D-Day.  Charlie had never seen so much vomit, and hours later he had never seen so much blood.  The whole thing was a blur of sound and motion, blood and water, men and machines.  When the whole thing was finally over, God knows how long later, and he and his company caught their breath- there were just over half of them left.  Charlie's own squad had lost their squad leader and both BAR men.  He wondered why he'd ever wanted to hurry up and invade.  But here he was - in Europe.  He joined the Corporal who now led his squad in pissing on a burned out pillbox.  So much for Fortress Europa.

Now begins the long road to Berlin.



My Thoughts

I'm currently watching Band of Brothers with my son.  We've also watched Saving Private Ryan together.  I wonder if I could use Behind Enemy Lines as a teaching tool, to pick up some WWII history by walking students through some of the scenarios soldiers lived through.  I doubt I could do a better job than Spielberg or Hanks, but the idea that the students could choose their own paths and see the outcome might be worth looking into.  I'm reasonably familiar with both US and German squad-level tactics and unit compositions, and could bone up on specifics without much trouble.  I mean, I spent way too much on a graduate degree in military history, I might as well put some of it to use.
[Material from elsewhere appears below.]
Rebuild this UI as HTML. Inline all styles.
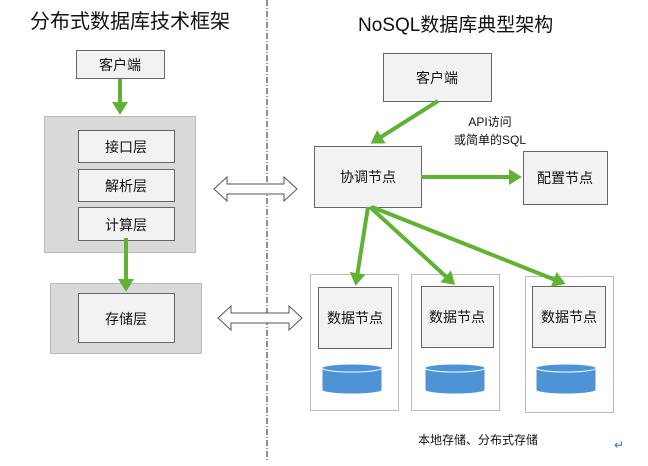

This could also be interesting to play D-Day in the same "character funnel" style as Dungeon Crawl Classics, rolling up, say, four characters per player and seeing who survives hitting the beach.  Rather than an irreverent kill-fest, the point would be to show the players just how horrifying the real thing was, again, make it an educational experience.  Role playing games have a potential to allow us to step into the shoes of people we are not, and in some small way place ourselves in situations we have never experienced.  Perhaps this would be a worthy goal at some point.